A reverse home loan, also known as a Home Equity Conversion Mortgage (HECM), allows retirees to convert a portion of their home equity into cash. This can be a beneficial financial tool for seniors who are looking to supplement their income during retirement. However, like any financial product, reverse home loans come with their advantages and disadvantages. Below is an overview of the pros and cons for retirees considering a reverse home loan in the U.S.
1. Supplement Retirement Income: One of the primary benefits of a reverse home loan is that it provides additional cash flow for retirees. This can be used for daily expenses, healthcare, or travel, allowing seniors to maintain their quality of life without the pressure of monthly mortgage payments.
2. No Monthly Payments: Unlike traditional loans, reverse home loans do not require monthly mortgage payments. Instead, the loan amount, plus interest, is repaid when the homeowner sells the house, moves out, or passes away. This can ease financial strain in retirement.
3. Keep Ownership of Your Home: Homeowners maintain the title to their property, meaning they can live in their home for as long as they wish, without needing to sell or relocate.
4. Federally Insured: HECMs are insured by the Federal Housing Administration (FHA). This means that even if the loan amount surpasses the home’s value, borrowers or their heirs will not be responsible for the difference.
5. Flexibility in Withdrawal Options: Retirees can choose how to receive funds, whether as a lump sum, line of credit, or monthly payments. This flexibility allows individuals to tailor the financial product to their personal needs.
1. High Fees and Costs: Reverse home loans often come with closing costs, origination fees, and mortgage insurance premiums that can add up. These costs can significantly decrease the total equity available to retirees.
2. Impact on Heirs: When the homeowner passes away or moves out, the loan must be paid back, often leading to the sale of the home. This can reduce the inheritance left for heirs.

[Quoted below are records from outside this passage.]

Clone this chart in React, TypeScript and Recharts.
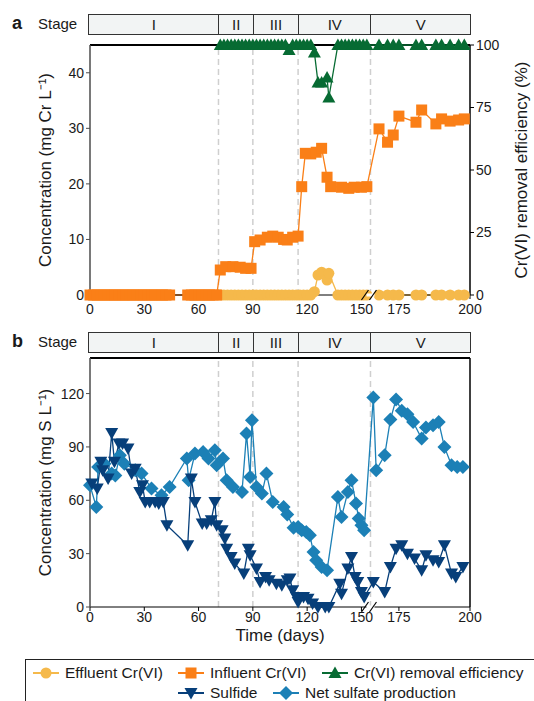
import { Line, LineChart, ReferenceDot, ReferenceLine, XAxis, YAxis } from "recharts";

const FONT = "'Liberation Sans', Arial, Helvetica, sans-serif";
const INK = "#1a1a1a";

const C_EFFLUENT = "#F5B94B";
const C_INFLUENT = "#FA7F17";
const C_REMOVAL = "#076B33";
const C_SULFIDE = "#073F7A";
const C_SULFATE = "#1C80B6";

// Broken time axis: days 0–155 drawn 1:1, then a gap, and days 165–200 stretched
// so stage V gets some room. A "//" on the axis marks the break.
const BREAK_DAY = 155;
const RESUME_DAY = 165;
const LATE_STRETCH = 55 / 35;
const AXIS_END = 210;
const toAxis = (day: number) => (day <= BREAK_DAY ? day : BREAK_DAY + (day - RESUME_DAY) * LATE_STRETCH);

const timeTicks = [0, 30, 60, 90, 120, 150, 175, 200];
const stageNames = ["I", "II", "III", "IV", "V"];
const stageStarts = [0, 71, 90, 115, 165];
const lastDay = 200;

// ---- panel a: Cr(VI) ----
const influentDays = [
  0, 2, 4, 6, 8, 10, 12, 14, 16, 18, 20, 22, 24, 26, 28, 30, 32, 34, 36, 38, 40, 42, 44,
  54, 56, 58, 60, 62, 64, 66, 68, 70,
  72, 75, 79, 83, 86, 89,
  91, 94, 98, 101, 104, 107, 109, 112, 115,
  117, 119, 122, 125, 128, 131, 133, 139, 143, 146, 150, 153,
  168, 171, 173, 175, 181, 183, 188, 190, 193, 196, 198,
];
const influentCr = [
  0, 0, 0, 0, 0, 0, 0, 0, 0, 0, 0, 0, 0, 0, 0, 0, 0, 0, 0, 0, 0, 0, 0,
  0, 0, 0, 0, 0, 0, 0, 0, 0,
  4.5, 5.1, 5.1, 5.0, 4.8, 4.8,
  9.6, 9.9, 10.4, 10.6, 10.4, 10.0, 9.9, 10.4, 10.6,
  19.5, 25.5, 25.4, 25.7, 26.4, 21.2, 19.5, 19.4, 19.2, 19.4, 19.4, 19.5,
  29.9, 27.5, 28.8, 32.2, 31.1, 33.3, 30.8, 31.7, 31.3, 31.5, 31.7,
];

const crSampleDays = [
  72, 74, 76, 78, 80, 82, 84, 86, 88, 90, 92, 94, 96, 98, 100, 102, 104, 106, 108, 110, 112, 114,
  116, 118, 120, 122, 124, 126, 128, 131, 132, 137, 139, 141, 143, 145, 147, 149, 151, 153,
  168, 171, 173, 175, 181, 183, 188, 190, 193, 196, 198,
];
const effluentCr = [
  0, 0, 0, 0, 0, 0, 0, 0, 0, 0, 0, 0, 0, 0, 0, 0, 0, 0, 0, 0, 0, 0,
  0, 0, 0, 0, 0.6, 3.6, 4.1, 2.7, 3.9, 0, 0, 0, 0, 0, 0, 0, 0, 0,
  0, 0, 0, 0, 0, 0, 0, 0, 0, 0, 0,
];
const removalEff = [
  100, 100, 100, 100, 100, 100, 100, 100, 100, 100, 100, 100, 100, 100, 100, 100, 100, 100, 100, 98, 100, 100,
  100, 100, 100, 100, 97, 85, 85, 87, 79, 100, 100, 100, 100, 100, 100, 100, 100, 100,
  100, 100, 100, 100, 100, 100, 100, 100, 100, 100, 100,
];

// ---- panel b: sulfur ----
const sulfideDays = [
  1, 4, 6, 7, 10, 12, 13.5, 16, 18, 21, 23, 25, 27.5, 29, 30.5, 33, 36, 38, 40.5, 42.5,
  54, 56, 58, 62, 64.5, 67, 69, 70, 73, 74.5, 75.5, 78, 80, 85, 87.5, 88.5,
  92, 94, 97, 99, 103, 106, 109, 110.5, 112, 114, 115,
  118, 120.5, 123, 126, 130, 132, 138, 139, 142.5, 144.5, 146.5, 148, 150, 151.5,
  166, 170, 172, 174, 176, 178, 180.5, 183, 184.5, 187, 189, 191, 193.5, 195, 197.5,
];
const sulfide = [
  69.4, 66.6, 81.6, 76.9, 72.2, 97.9, 81.6, 91.9, 91.9, 89.1, 75, 77.8, 64.7, 68.4, 59, 59, 59, 58.2, 59, 46,
  34.7, 72.2, 59, 46.9, 46.9, 48.8, 59, 46, 43.1, 38.5, 32.8, 28.1, 24.4, 18.8, 32.8, 29.1,
  21.6, 14.1, 16.9, 15, 13.1, 12.2, 15, 16, 9.4, 5.6, 2.8,
  5.6, 4.7, 1.9, 0, 0, 0, 13.1, 7.5, 21.6, 28.1, 16.9, 14.1, 8.4, 5.6,
  14.1, 8.4, 22.5, 32.8, 34.7, 30, 27.2, 20.6, 29.1, 26.3, 25.3, 34.7, 18.8, 16.9, 22.5,
];

const sulfateDays = [
  0, 3.5, 4.5, 8, 12, 14, 16.5, 19, 25, 28.5, 34, 39.5, 44,
  53.5, 54.5, 58, 62.5, 65.5, 69, 70,
  73.5, 75.5, 79, 84, 86.5, 88.5, 89.5,
  92, 95, 97.5, 101, 107, 109, 112.5, 115,
  117, 119.5, 121.5, 123.5, 125, 128, 131,
  137, 139, 142.5, 144.5, 147, 148.5, 150, 151.5,
  166, 167, 170, 172, 174, 176, 178, 180, 183, 184.5, 187, 189, 191, 193.5, 195.5, 197.5,
];
const netSulfate = [
  68.4, 56.2, 78.7, 80.6, 75, 74, 85.3, 80.6, 76.9, 75, 66.6, 62.8, 67.5,
  83.5, 71.3, 86.3, 87.2, 83.5, 88.1, 79.7,
  83.5, 71.3, 67.5, 64.7, 97.5, 73.1, 105,
  67.5, 63.8, 75, 59, 56.2, 52, 44.5, 45,
  43.1, 42.2, 40.3, 30.9, 26.3, 22.5, 20.6,
  61.9, 50.6, 64.7, 71.3, 58.2, 49.7, 46, 43.1,
  117.8, 76.9, 85.3, 105.4, 116.6, 110.3, 108.4, 104, 94.7, 100.9, 102.2, 104, 90, 79.7, 78.7, 78.7,
];

const series = (days: number[], vals: number[]) => days.map((d, i) => ({ x: toAxis(d), y: vals[i] }));

const tickPositions = timeTicks.map(toAxis);
const tickLabel = (v: number) => {
  const i = tickPositions.findIndex((p) => Math.abs(p - v) < 1e-6);
  return i >= 0 ? String(timeTicks[i]) : "";
};

// marker shapes (ggplot 16 / 15 / 17 / 25 / 18)
const circleDot = (color: string) => (p: any) => <circle key={p.index} cx={p.cx} cy={p.cy} r={5.5} fill={color} />;
const squareDot = (color: string) => (p: any) => (
  <rect key={p.index} x={p.cx - 5.5} y={p.cy - 5.5} width={11} height={11} fill={color} />
);
const triUpDot = (color: string) => (p: any) => (
  <path key={p.index} d={`M${p.cx},${p.cy - 6.5}L${p.cx + 6.5},${p.cy + 5}L${p.cx - 6.5},${p.cy + 5}Z`} fill={color} />
);
const triDownDot = (color: string) => (p: any) => (
  <path key={p.index} d={`M${p.cx - 6.5},${p.cy - 5}L${p.cx + 6.5},${p.cy - 5}L${p.cx},${p.cy + 6.5}Z`} fill={color} />
);
const diamondDot = (color: string) => (p: any) => (
  <path key={p.index} d={`M${p.cx},${p.cy - 7}L${p.cx + 7},${p.cy}L${p.cx},${p.cy + 7}L${p.cx - 7},${p.cy}Z`} fill={color} />
);

const BreakMark = (p: any) => (
  <g>
    <rect x={p.cx - 4} y={p.cy - 1.5} width={8} height={3} fill="#fff" />
    <line x1={p.cx - 9} y1={p.cy + 5} x2={p.cx - 2} y2={p.cy - 5} stroke="#000" strokeWidth={1.2} />
    <line x1={p.cx - 1} y1={p.cy + 5} x2={p.cx + 6} y2={p.cy - 5} stroke="#000" strokeWidth={1.2} />
  </g>
);

const PLOT_L = 90;
const PLOT_R = 470;
const toPx = (day: number) => PLOT_L + (toAxis(day) / AXIS_END) * (PLOT_R - PLOT_L);

const tickStyle = { fontSize: 14, fill: INK, fontFamily: FONT };
const titleStyle = { textAnchor: "middle" as const, fontSize: 17, fill: INK, fontFamily: FONT };

function StageBar({ top, tag }: { top: number; tag: string }) {
  const edges = [...stageStarts.map(toPx), toPx(lastDay)];
  edges[0] = 88;
  return (
    <>
      <div style={{ position: "absolute", left: 12, top: top - 1, fontSize: 18, fontWeight: "bold", fontFamily: FONT }}>{tag}</div>
      <div style={{ position: "absolute", left: 38, top: top + 1, fontSize: 15, fontFamily: FONT }}>Stage</div>
      {stageNames.map((name, i) => (
        <div
          key={name}
          style={{
            position: "absolute",
            left: edges[i],
            top,
            width: edges[i + 1] - edges[i] + 1,
            height: 21,
            boxSizing: "border-box",
            border: "1px solid #333",
            background: "#f2f4f4",
            display: "flex",
            alignItems: "center",
            justifyContent: "center",
            fontSize: 15,
            fontFamily: FONT,
          }}
        >
          {name}
        </div>
      ))}
    </>
  );
}

function StageLines({ yAxisId }: { yAxisId?: string }) {
  return (
    <>
      {stageStarts.slice(1).map((d) => (
        <ReferenceLine
          key={d}
          x={toAxis(d)}
          yAxisId={yAxisId}
          stroke="#cfcfcf"
          strokeWidth={1.5}
          strokeDasharray="6 4"
        />
      ))}
    </>
  );
}

function LegendIcon({ color, shape }: { color: string; shape: (c: string) => (p: any) => any }) {
  return (
    <svg width={26} height={14} style={{ display: "block" }}>
      <line x1={0} y1={7} x2={26} y2={7} stroke={color} strokeWidth={2} />
      {shape(color)({ cx: 13, cy: 7, index: 0 })}
    </svg>
  );
}

const legendItems = [
  { label: "Effluent Cr(VI)", color: C_EFFLUENT, shape: circleDot, left: 33, top: 665 },
  { label: "Influent Cr(VI)", color: C_INFLUENT, shape: squareDot, left: 178, top: 665 },
  { label: "Cr(VI) removal efficiency", color: C_REMOVAL, shape: triUpDot, left: 322, top: 665 },
  { label: "Sulfide", color: C_SULFIDE, shape: triDownDot, left: 178, top: 685 },
  { label: "Net sulfate production", color: C_SULFATE, shape: diamondDot, left: 273, top: 685 },
];

export default function App() {
  return (
    <div style={{ position: "absolute", left: 0, top: 0, width: 534, height: 701, overflow: "hidden", background: "#fff", fontFamily: FONT, color: INK }}>
      <StageBar top={14} tag="a" />
      <div style={{ position: "absolute", left: 0, top: 0 }}>
        <LineChart width={534} height={330} margin={{ top: 45, right: 0, bottom: 0, left: 0 }}>
          <StageLines yAxisId="conc" />
          <XAxis
            type="number"
            dataKey="x"
            domain={[0, AXIS_END]}
            ticks={tickPositions}
            interval={0}
            tickFormatter={tickLabel}
            height={35}
            tick={tickStyle}
            tickSize={4}
            tickMargin={5}
            axisLine={{ stroke: "#000" }}
            tickLine={{ stroke: "#000" }}
          />
          <YAxis
            yAxisId="conc"
            domain={[0, 45]}
            ticks={[0, 10, 20, 30, 40]}
            width={90}
            tick={tickStyle}
            tickSize={4}
            tickMargin={2}
            axisLine={{ stroke: "#4d4d4d", strokeWidth: 1.5 }}
            tickLine={{ stroke: "#4d4d4d" }}
            label={{ value: "Concentration (mg Cr L⁻¹)", angle: -90, position: "insideLeft", offset: 45, style: titleStyle }}
          />
          <YAxis
            yAxisId="eff"
            orientation="right"
            domain={[0, 100]}
            ticks={[0, 25, 50, 75, 100]}
            width={64}
            tick={tickStyle}
            tickSize={4}
            tickMargin={2}
            axisLine={{ stroke: "#000", strokeWidth: 1.5 }}
            tickLine={{ stroke: "#000" }}
            label={{ value: "Cr(VI) removal efficiency (%)", angle: -90, position: "insideRight", offset: 13, style: titleStyle }}
          />
          <ReferenceLine y={45} yAxisId="conc" stroke="#000" strokeWidth={2} />
          <Line
            yAxisId="conc"
            data={series(crSampleDays, effluentCr)}
            dataKey="y"
            stroke={C_EFFLUENT}
            strokeWidth={1.3}
            dot={circleDot(C_EFFLUENT)}
            activeDot={false}
            isAnimationActive={false}
          />
          <Line
            yAxisId="conc"
            data={series(influentDays, influentCr)}
            dataKey="y"
            stroke={C_INFLUENT}
            strokeWidth={1.3}
            dot={squareDot(C_INFLUENT)}
            activeDot={false}
            isAnimationActive={false}
          />
          <Line
            yAxisId="eff"
            data={series(crSampleDays, removalEff)}
            dataKey="y"
            stroke={C_REMOVAL}
            strokeWidth={1.3}
            dot={triUpDot(C_REMOVAL)}
            activeDot={false}
            isAnimationActive={false}
          />
          <ReferenceDot x={BREAK_DAY} y={0} yAxisId="conc" ifOverflow="visible" shape={BreakMark} />
        </LineChart>
      </div>

      <StageBar top={332} tag="b" />
      <div style={{ position: "absolute", left: 0, top: 330 }}>
        <LineChart width={534} height={320} margin={{ top: 28, right: 64, bottom: 0, left: 0 }}>
          <StageLines />
          <XAxis
            type="number"
            dataKey="x"
            domain={[0, AXIS_END]}
            ticks={tickPositions}
            interval={0}
            tickFormatter={tickLabel}
            height={43}
            tick={tickStyle}
            tickSize={4}
            tickMargin={1}
            axisLine={{ stroke: "#000" }}
            tickLine={{ stroke: "#000" }}
            label={{ value: "Time (days)", position: "insideBottom", offset: 9, style: titleStyle }}
          />
          <YAxis
            domain={[0, 140]}
            ticks={[0, 30, 60, 90, 120]}
            width={90}
            tick={tickStyle}
            tickSize={4}
            tickMargin={2}
            axisLine={{ stroke: "#4d4d4d", strokeWidth: 1.5 }}
            tickLine={{ stroke: "#4d4d4d" }}
            label={{ value: "Concentration (mg S L⁻¹)", angle: -90, position: "insideLeft", offset: 45, style: titleStyle }}
          />
          <ReferenceLine y={140} stroke="#000" strokeWidth={2} />
          <ReferenceLine x={AXIS_END} stroke="#000" strokeWidth={1.5} />
          <Line
            data={series(sulfateDays, netSulfate)}
            dataKey="y"
            stroke={C_SULFATE}
            strokeWidth={1.3}
            dot={diamondDot(C_SULFATE)}
            activeDot={false}
            isAnimationActive={false}
          />
          <Line
            data={series(sulfideDays, sulfide)}
            dataKey="y"
            stroke={C_SULFIDE}
            strokeWidth={1.3}
            dot={triDownDot(C_SULFIDE)}
            activeDot={false}
            isAnimationActive={false}
          />
          <ReferenceDot x={BREAK_DAY} y={0} ifOverflow="visible" shape={BreakMark} />
        </LineChart>
      </div>

      <div style={{ position: "absolute", left: 25, top: 659, width: 540, height: 60, border: "1px solid #222", boxSizing: "border-box" }} />
      {legendItems.map((it) => (
        <div key={it.label} style={{ position: "absolute", left: it.left, top: it.top, display: "flex", alignItems: "center", gap: 6, fontSize: 15.5, lineHeight: "15px", whiteSpace: "nowrap" }}>
          <LegendIcon color={it.color} shape={it.shape} />
          <span>{it.label}</span>
        </div>
      ))}
    </div>
  );
}
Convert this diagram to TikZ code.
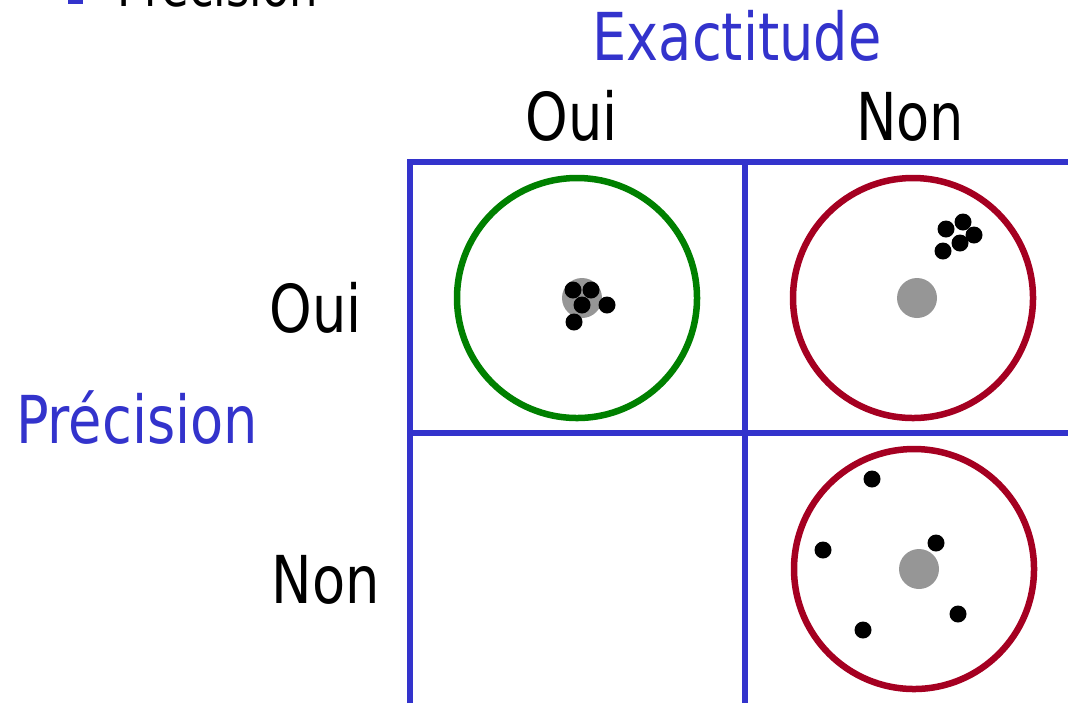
\documentclass[tikz,border=0pt]{standalone}
\usepackage{fontspec}
\setmainfont{DejaVu Sans}[FakeStretch=0.82]
\usetikzlibrary{positioning}
\definecolor{cGrid}{RGB}{51,51,204}
\definecolor{cHit}{RGB}{0,128,0}
\definecolor{cMiss}{RGB}{165,0,33}
\definecolor{cCentre}{RGB}{150,150,150}
\tikzset{
  gridline/.style={draw=cGrid, line width=0.55mm},
  target/.style={circle, draw, line width=0.65mm, minimum size=24mm, inner sep=0pt},
  hit/.style={target, draw=cHit},
  miss/.style={target, draw=cMiss},
  bull/.style={circle, fill=cCentre, minimum size=4mm, inner sep=0pt},
  shot/.style={circle, fill=black, minimum size=1.7mm, inner sep=0pt},
  head/.style={font=\fontsize{18.8}{22}\selectfont, anchor=base, inner sep=0pt},
  axis/.style={head, text=cGrid},
}

\begin{document}
\begin{tikzpicture}[x=0.1mm, y=-0.1mm]
  \useasboundingbox (0,0) rectangle (1068,703);
  \clip (0,0) rectangle (1068,703);

  % bullet line cut off at the top
  \fill[cGrid] (68,-11) rectangle (83,4);
  \node[font=\fontsize{15.6}{18}\selectfont, anchor=base west, inner sep=0pt] (bul) at (117,6) {Précision};

  % titles
  \node[axis] (exa) at (737,60) {Exactitude};
  \node[head] (colA) at (572,140) {Oui};
  \node[head] (colB) at (910,140) {Non};
  \node[axis] (pre) at (137,443) {Précision};
  \node[head] (rowA) at (316,332) {Oui};
  \node[head] (rowB) at (326,603) {Non};

  % table
  \draw[gridline] (410,703) -- (410,162) -- (1068,162);
  \draw[gridline] (410,433) -- (1068,433);
  \draw[gridline] (745,162) -- (745,703);

  % targets
  \node[hit] (tA) at (577,298) {};
  \node[miss] (tB) at (913,298) {};
  \node[miss] (tC) at (914,569) {};
  \node[bull] (cA) at (582,298) {};
  \node[bull] (cB) at (917,298) {};
  \node[bull] (cC) at (919,569) {};

  % shots
  \foreach \x/\y [count=\i] in {573/290,591/290,582/305,607/305,574/322}
    \node[shot] (sA\i) at (\x,\y) {};
  \foreach \x/\y [count=\i] in {963/222,946/229,974/235,960/243,943/251}
    \node[shot] (sB\i) at (\x,\y) {};
  \foreach \x/\y [count=\i] in {872/479,823/550,936/543,958/614,863/630}
    \node[shot] (sC\i) at (\x,\y) {};
\end{tikzpicture}
\end{document}
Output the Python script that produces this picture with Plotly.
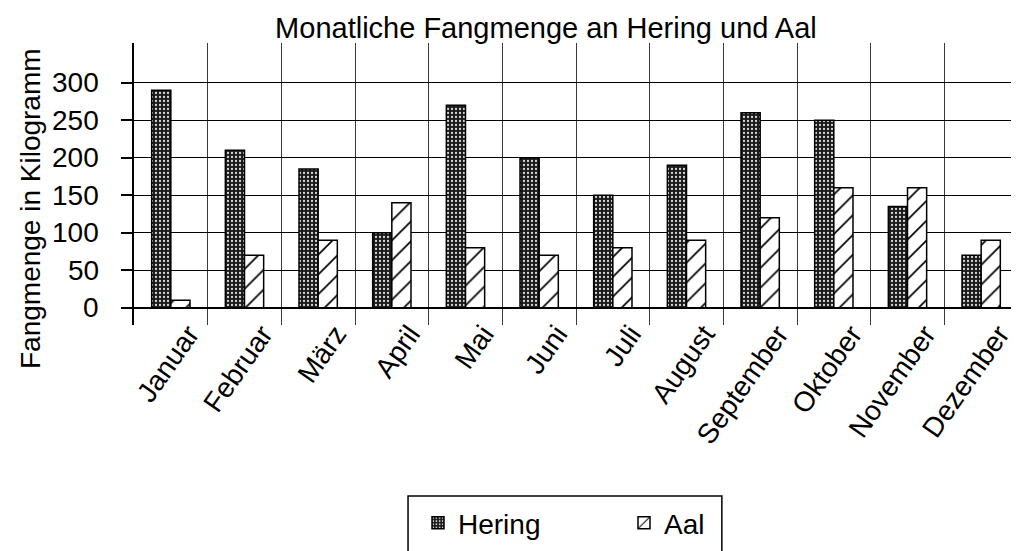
import plotly.graph_objects as go

months = ["Januar", "Februar", "März", "April", "Mai", "Juni", "Juli",
          "August", "September", "Oktober", "November", "Dezember"]
hering = [290, 210, 185, 100, 270, 200, 150, 190, 260, 250, 135, 70]
aal = [10, 70, 90, 140, 80, 70, 80, 90, 120, 160, 160, 90]
y_ticks = [0, 50, 100, 150, 200, 250, 300]

FONT = "Liberation Sans, Arial, sans-serif"
FS = 28

fig = go.Figure()
fig.add_trace(go.Bar(
    x=months, y=hering, name="Hering",
    marker=dict(
        color="#1a1a1a",
        line=dict(color="black", width=1.5),
        pattern=dict(shape=".", bgcolor="#1a1a1a", fgcolor="#d8d8d8",
                     size=4, solidity=0.25, fillmode="replace"),
    ),
))
fig.add_trace(go.Bar(
    x=months, y=aal, name="Aal",
    marker=dict(
        color="white",
        line=dict(color="black", width=1.5),
        pattern=dict(shape="/", bgcolor="white", fgcolor="black",
                     size=14, solidity=0.12, fillmode="replace"),
    ),
))

# legend frame (open at the bottom, as in the reference)
fig.add_shape(type="rect", xref="paper", yref="paper",
              x0=0.31, x1=0.665, y0=-0.606, y1=-0.9,
              line=dict(color="black", width=1.5), fillcolor="rgba(0,0,0,0)",
              layer="above")

# y-axis title (placed as in the reference, slightly below the axis centre)
fig.add_annotation(text="Fangmenge in Kilogramm", xref="paper", yref="paper",
                   x=(30 - 134) / 884, y=(325 - 209) / 282,
                   xanchor="center", yanchor="middle", textangle=-90,
                   showarrow=False, font=dict(family=FONT, size=FS, color="black"))

# y tick labels, placed on the y scale with a wider gap to the tick marks
for v in y_ticks:
    fig.add_annotation(text=str(v), xref="paper", yref="y",
                       x=(101 - 134) / 884, y=v,
                       xanchor="right", yanchor="middle", showarrow=False,
                       font=dict(family=FONT, size=FS, color="black"))

fig.update_layout(
    width=1011, height=543,
    margin=dict(l=126, r=1, t=35, b=226, autoexpand=False),
    paper_bgcolor="white", plot_bgcolor="white",
    barmode="group", bargap=0.48, bargroupgap=0,
    font=dict(family=FONT, size=FS, color="black"),
    title=dict(text="Monatliche Fangmenge an Hering und Aal",
               x=0.466, xref="paper", xanchor="center",
               y=1 - 20 / 543, yref="container", yanchor="middle",
               font=dict(family=FONT, size=29, color="black")),
    showlegend=True,
    legend=dict(orientation="h", x=(418 - 134) / 884, xanchor="left", xref="paper",
                y=(325 - 523) / 282, yanchor="middle",
                borderwidth=0, bgcolor="rgba(0,0,0,0)",
                font=dict(family=FONT, size=FS, color="black"),
                entrywidth=161, itemwidth=30, traceorder="normal"),
)

fig.update_xaxes(
    type="category", tickson="boundaries", automargin=False,
    showgrid=True, gridcolor="#3a3a3a", gridwidth=1,
    showline=False, zeroline=False,
    ticks="", tickangle=-55, ticklabelshift=18, ticklabelstandoff=-14,
    tickfont=dict(family=FONT, size=FS, color="black"),
    range=[-0.5, 11.5],
)
fig.update_yaxes(
    range=[-23, 353], tickvals=y_ticks, automargin=False,
    showgrid=True, gridcolor="black", gridwidth=1,
    zeroline=True, zerolinecolor="black", zerolinewidth=1.5,
    showline=True, linecolor="black", linewidth=1.5,
    ticks="outside", ticklen=11, tickcolor="black", tickwidth=1.5,
    showticklabels=False,
)

fig.write_html("out.html")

3. Eligibility Requirements: Not all retirees may qualify for a reverse home loan. Borrowers must be at least 62 years old, own their home outright or have a low mortgage balance, and must meet certain income and credit requirements.
4. Risk of Foreclosure: If the homeowner fails to pay property taxes, homeowner's insurance, or maintain the home, they risk foreclosure. This is especially concerning for retirees on fixed incomes who may find it difficult to keep up with these financial obligations.
5. Reduced Home Equity: As retirees withdraw funds from their home equity, the amount of equity available decreases. This can affect future financial options or emergency funds that may be needed later in life.
Reverse home loans can provide valuable benefits for retirees seeking financial flexibility and additional income. However, it’s crucial for seniors to weigh the pros and cons carefully. Consulting with a financial advisor or mortgage specialist can help retirees make informed decisions about whether a reverse home loan is the right choice for their unique situation.